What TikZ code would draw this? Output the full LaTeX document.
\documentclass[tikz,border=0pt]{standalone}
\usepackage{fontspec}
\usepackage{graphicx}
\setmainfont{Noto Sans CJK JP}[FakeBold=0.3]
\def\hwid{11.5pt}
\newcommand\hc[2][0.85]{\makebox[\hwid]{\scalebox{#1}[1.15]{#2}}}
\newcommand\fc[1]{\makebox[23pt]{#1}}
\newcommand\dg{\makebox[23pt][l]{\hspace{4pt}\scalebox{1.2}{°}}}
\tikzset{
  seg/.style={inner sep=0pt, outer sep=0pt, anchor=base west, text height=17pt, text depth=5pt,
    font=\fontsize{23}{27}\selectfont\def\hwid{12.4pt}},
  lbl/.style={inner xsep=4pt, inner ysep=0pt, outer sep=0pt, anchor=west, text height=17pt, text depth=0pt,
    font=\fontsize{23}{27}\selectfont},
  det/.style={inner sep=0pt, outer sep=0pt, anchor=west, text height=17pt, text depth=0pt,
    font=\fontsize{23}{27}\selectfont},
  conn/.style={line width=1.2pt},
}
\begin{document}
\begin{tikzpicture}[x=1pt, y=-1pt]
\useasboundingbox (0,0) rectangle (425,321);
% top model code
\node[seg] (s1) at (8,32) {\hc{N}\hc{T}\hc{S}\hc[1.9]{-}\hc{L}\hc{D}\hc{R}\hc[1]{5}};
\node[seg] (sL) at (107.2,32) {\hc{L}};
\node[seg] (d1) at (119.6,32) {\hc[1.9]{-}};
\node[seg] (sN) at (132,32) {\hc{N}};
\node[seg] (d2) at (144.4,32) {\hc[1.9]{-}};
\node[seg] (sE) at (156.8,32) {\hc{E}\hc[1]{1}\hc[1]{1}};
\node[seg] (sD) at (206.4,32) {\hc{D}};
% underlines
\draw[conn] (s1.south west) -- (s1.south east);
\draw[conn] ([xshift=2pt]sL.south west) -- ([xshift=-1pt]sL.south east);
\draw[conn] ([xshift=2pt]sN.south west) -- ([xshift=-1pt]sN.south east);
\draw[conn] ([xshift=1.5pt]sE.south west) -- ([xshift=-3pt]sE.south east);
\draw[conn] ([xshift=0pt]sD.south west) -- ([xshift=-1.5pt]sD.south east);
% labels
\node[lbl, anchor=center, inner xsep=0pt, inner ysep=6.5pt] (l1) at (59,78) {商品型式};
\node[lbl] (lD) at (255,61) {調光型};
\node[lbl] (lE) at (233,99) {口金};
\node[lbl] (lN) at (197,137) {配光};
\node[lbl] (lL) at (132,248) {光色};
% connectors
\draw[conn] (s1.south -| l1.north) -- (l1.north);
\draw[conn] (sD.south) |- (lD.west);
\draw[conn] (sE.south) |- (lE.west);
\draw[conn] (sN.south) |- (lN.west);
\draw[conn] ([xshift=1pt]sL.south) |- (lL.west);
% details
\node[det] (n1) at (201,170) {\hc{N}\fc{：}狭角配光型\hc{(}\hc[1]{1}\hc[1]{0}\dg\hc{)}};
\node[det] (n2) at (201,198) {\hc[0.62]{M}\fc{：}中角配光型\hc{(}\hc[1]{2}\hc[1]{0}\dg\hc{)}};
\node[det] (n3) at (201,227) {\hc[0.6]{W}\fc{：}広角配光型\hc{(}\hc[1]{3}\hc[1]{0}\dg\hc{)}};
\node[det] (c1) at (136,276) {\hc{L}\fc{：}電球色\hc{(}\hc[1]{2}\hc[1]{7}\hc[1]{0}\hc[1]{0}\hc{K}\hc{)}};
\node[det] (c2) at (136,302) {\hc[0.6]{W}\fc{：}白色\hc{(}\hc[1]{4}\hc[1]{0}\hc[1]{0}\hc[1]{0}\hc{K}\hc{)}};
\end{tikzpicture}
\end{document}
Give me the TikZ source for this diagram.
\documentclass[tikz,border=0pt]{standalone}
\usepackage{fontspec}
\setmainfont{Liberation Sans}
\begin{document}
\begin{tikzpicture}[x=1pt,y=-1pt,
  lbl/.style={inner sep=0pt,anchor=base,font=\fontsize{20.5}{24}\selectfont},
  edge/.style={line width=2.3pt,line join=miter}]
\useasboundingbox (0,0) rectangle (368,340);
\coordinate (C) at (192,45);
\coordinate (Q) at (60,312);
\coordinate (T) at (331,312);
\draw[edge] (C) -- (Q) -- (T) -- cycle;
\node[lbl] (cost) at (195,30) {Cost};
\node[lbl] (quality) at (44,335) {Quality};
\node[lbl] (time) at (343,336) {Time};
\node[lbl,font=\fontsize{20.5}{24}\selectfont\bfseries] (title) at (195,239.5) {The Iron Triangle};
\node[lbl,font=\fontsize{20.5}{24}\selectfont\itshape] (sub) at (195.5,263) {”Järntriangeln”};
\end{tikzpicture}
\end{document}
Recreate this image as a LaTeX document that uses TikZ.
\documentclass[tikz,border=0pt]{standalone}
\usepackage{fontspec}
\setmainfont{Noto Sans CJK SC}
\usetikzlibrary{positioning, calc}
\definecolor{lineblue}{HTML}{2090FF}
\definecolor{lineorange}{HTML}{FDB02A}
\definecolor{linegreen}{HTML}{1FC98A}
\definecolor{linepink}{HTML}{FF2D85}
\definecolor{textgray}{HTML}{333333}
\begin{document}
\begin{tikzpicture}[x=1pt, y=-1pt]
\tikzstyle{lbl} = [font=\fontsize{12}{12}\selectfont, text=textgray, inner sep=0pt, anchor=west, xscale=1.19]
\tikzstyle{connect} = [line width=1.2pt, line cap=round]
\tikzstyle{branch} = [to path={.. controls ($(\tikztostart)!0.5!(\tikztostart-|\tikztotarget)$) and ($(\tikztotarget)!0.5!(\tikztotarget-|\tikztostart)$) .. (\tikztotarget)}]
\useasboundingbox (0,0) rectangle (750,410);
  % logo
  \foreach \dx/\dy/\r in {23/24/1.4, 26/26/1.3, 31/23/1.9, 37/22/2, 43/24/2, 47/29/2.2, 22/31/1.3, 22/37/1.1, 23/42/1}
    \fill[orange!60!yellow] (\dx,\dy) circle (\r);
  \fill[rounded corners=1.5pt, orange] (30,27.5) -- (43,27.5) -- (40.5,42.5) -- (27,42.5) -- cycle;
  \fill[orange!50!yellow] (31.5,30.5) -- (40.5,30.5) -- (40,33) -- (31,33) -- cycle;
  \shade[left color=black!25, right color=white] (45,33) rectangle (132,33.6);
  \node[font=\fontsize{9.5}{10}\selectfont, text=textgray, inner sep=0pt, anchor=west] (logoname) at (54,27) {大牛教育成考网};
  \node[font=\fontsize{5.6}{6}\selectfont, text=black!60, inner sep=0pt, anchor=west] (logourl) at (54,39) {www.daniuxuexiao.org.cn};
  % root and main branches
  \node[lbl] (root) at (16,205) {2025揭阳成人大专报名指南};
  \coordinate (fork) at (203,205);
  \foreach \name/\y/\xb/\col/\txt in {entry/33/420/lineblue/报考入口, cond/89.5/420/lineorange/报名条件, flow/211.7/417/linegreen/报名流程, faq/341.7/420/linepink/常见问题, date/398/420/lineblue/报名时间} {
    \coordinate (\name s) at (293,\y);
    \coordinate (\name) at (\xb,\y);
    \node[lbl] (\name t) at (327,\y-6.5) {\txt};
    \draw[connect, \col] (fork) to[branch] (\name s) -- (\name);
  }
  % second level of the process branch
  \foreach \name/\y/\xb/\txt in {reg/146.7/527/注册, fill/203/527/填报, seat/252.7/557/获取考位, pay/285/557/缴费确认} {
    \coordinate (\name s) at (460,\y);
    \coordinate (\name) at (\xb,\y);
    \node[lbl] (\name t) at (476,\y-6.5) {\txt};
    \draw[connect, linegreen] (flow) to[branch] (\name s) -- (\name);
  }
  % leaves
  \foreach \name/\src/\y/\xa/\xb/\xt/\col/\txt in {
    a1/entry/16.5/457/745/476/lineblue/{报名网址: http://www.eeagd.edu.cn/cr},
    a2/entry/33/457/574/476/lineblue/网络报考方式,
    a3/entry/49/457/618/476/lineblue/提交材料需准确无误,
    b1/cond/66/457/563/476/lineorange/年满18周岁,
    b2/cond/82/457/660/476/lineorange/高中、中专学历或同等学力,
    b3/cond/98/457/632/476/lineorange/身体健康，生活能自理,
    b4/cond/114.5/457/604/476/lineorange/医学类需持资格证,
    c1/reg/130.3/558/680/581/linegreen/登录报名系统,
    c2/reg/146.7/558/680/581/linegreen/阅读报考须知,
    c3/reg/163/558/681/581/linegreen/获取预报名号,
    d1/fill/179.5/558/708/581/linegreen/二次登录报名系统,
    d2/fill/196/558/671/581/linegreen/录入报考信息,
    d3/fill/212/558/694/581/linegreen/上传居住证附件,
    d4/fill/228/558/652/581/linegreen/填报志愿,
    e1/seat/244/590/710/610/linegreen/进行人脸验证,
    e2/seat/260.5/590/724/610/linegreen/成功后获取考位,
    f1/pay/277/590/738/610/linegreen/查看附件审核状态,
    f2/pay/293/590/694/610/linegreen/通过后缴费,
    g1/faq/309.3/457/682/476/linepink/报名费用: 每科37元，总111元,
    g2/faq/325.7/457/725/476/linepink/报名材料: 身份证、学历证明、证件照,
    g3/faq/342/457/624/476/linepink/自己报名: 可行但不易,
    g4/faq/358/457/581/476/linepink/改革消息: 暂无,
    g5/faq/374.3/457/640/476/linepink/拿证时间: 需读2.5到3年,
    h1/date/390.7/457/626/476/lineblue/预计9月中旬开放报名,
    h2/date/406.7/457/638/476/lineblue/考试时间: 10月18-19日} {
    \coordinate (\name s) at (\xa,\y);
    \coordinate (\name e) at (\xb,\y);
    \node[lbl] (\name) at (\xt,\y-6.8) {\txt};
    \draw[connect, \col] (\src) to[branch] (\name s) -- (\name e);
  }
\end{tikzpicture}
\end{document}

#### [WORK REQUIRED]
Report back each line of the entries that holds the string "code".

#### [FULL RESPONSE]
What TikZ code would draw this? Output the full LaTeX document.
% top model code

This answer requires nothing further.